(Entries with chart source code)
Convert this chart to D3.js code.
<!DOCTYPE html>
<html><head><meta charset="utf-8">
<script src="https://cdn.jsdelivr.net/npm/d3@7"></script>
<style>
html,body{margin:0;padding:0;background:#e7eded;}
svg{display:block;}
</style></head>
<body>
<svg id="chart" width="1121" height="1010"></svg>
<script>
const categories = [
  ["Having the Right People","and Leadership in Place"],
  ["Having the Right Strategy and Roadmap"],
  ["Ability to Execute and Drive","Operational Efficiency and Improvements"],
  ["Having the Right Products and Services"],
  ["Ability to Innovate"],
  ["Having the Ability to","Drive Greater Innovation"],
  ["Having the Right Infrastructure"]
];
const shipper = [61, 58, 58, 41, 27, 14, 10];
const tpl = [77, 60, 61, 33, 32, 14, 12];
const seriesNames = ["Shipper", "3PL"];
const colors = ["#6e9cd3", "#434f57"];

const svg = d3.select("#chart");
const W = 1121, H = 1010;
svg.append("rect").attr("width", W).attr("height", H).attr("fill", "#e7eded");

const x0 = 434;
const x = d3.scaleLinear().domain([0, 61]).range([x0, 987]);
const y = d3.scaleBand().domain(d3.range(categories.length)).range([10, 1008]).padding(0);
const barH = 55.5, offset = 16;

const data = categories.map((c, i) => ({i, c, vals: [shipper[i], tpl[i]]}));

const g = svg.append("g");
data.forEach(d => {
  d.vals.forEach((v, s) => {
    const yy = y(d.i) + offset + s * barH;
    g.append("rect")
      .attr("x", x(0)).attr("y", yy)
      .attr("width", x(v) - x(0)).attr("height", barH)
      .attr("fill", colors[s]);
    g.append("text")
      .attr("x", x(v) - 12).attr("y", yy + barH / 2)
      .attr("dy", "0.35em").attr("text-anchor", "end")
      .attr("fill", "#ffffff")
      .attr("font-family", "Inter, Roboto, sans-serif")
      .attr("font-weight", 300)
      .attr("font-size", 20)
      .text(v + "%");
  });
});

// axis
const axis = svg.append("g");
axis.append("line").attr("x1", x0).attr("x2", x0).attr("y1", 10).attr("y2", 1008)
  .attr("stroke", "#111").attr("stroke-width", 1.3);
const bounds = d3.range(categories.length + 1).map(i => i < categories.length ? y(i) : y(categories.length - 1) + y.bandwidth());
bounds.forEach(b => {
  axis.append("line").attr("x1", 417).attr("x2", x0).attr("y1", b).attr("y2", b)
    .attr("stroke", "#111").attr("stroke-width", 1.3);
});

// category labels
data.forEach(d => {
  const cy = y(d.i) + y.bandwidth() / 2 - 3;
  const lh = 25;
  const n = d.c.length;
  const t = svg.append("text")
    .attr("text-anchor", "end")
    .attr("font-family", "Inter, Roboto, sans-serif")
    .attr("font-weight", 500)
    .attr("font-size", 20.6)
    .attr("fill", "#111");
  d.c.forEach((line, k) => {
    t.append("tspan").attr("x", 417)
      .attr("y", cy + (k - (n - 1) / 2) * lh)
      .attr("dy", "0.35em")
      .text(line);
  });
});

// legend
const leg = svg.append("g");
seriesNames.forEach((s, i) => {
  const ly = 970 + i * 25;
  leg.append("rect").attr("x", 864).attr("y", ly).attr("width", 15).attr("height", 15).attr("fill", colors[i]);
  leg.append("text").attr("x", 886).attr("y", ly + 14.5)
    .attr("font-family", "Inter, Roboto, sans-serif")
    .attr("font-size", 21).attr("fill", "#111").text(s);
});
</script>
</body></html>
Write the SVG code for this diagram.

The problem:
Each line must be given again exactly as written above.

Exercise answer:
Convert this chart to D3.js code.
<!DOCTYPE html>
<html><head><meta charset="utf-8">
<script src="https://cdn.jsdelivr.net/npm/d3@7"></script>
<style>
html,body{margin:0;padding:0;background:#e7eded;}
svg{display:block;}
</style></head>
<body>
<svg id="chart" width="1121" height="1010"></svg>
<script>
const categories = [
  ["Having the Right People","and Leadership in Place"],
  ["Having the Right Strategy and Roadmap"],
  ["Ability to Execute and Drive","Operational Efficiency and Improvements"],
  ["Having the Right Products and Services"],
  ["Ability to Innovate"],
  ["Having the Ability to","Drive Greater Innovation"],
  ["Having the Right Infrastructure"]
];
const shipper = [61, 58, 58, 41, 27, 14, 10];
const tpl = [77, 60, 61, 33, 32, 14, 12];
const seriesNames = ["Shipper", "3PL"];
const colors = ["#6e9cd3", "#434f57"];

const svg = d3.select("#chart");
const W = 1121, H = 1010;
svg.append("rect").attr("width", W).attr("height", H).attr("fill", "#e7eded");

const x0 = 434;
const x = d3.scaleLinear().domain([0, 61]).range([x0, 987]);
const y = d3.scaleBand().domain(d3.range(categories.length)).range([10, 1008]).padding(0);
const barH = 55.5, offset = 16;

const data = categories.map((c, i) => ({i, c, vals: [shipper[i], tpl[i]]}));

const g = svg.append("g");
data.forEach(d => {
  d.vals.forEach((v, s) => {
    const yy = y(d.i) + offset + s * barH;
    g.append("rect")
      .attr("x", x(0)).attr("y", yy)
      .attr("width", x(v) - x(0)).attr("height", barH)
      .attr("fill", colors[s]);
    g.append("text")
      .attr("x", x(v) - 12).attr("y", yy + barH / 2)
      .attr("dy", "0.35em").attr("text-anchor", "end")
      .attr("fill", "#ffffff")
      .attr("font-family", "Inter, Roboto, sans-serif")
      .attr("font-weight", 300)
      .attr("font-size", 20)
      .text(v + "%");
  });
});

// axis
const axis = svg.append("g");
axis.append("line").attr("x1", x0).attr("x2", x0).attr("y1", 10).attr("y2", 1008)
  .attr("stroke", "#111").attr("stroke-width", 1.3);
const bounds = d3.range(categories.length + 1).map(i => i < categories.length ? y(i) : y(categories.length - 1) + y.bandwidth());
bounds.forEach(b => {
  axis.append("line").attr("x1", 417).attr("x2", x0).attr("y1", b).attr("y2", b)
    .attr("stroke", "#111").attr("stroke-width", 1.3);
});

// category labels
data.forEach(d => {
  const cy = y(d.i) + y.bandwidth() / 2 - 3;
  const lh = 25;
  const n = d.c.length;
  const t = svg.append("text")
    .attr("text-anchor", "end")
    .attr("font-family", "Inter, Roboto, sans-serif")
    .attr("font-weight", 500)
    .attr("font-size", 20.6)
    .attr("fill", "#111");
  d.c.forEach((line, k) => {
    t.append("tspan").attr("x", 417)
      .attr("y", cy + (k - (n - 1) / 2) * lh)
      .attr("dy", "0.35em")
      .text(line);
  });
});

// legend
const leg = svg.append("g");
seriesNames.forEach((s, i) => {
  const ly = 970 + i * 25;
  leg.append("rect").attr("x", 864).attr("y", ly).attr("width", 15).attr("height", 15).attr("fill", colors[i]);
  leg.append("text").attr("x", 886).attr("y", ly + 14.5)
    .attr("font-family", "Inter, Roboto, sans-serif")
    .attr("font-size", 21).attr("fill", "#111").text(s);
});
</script>
</body></html>
Write the SVG code for this diagram.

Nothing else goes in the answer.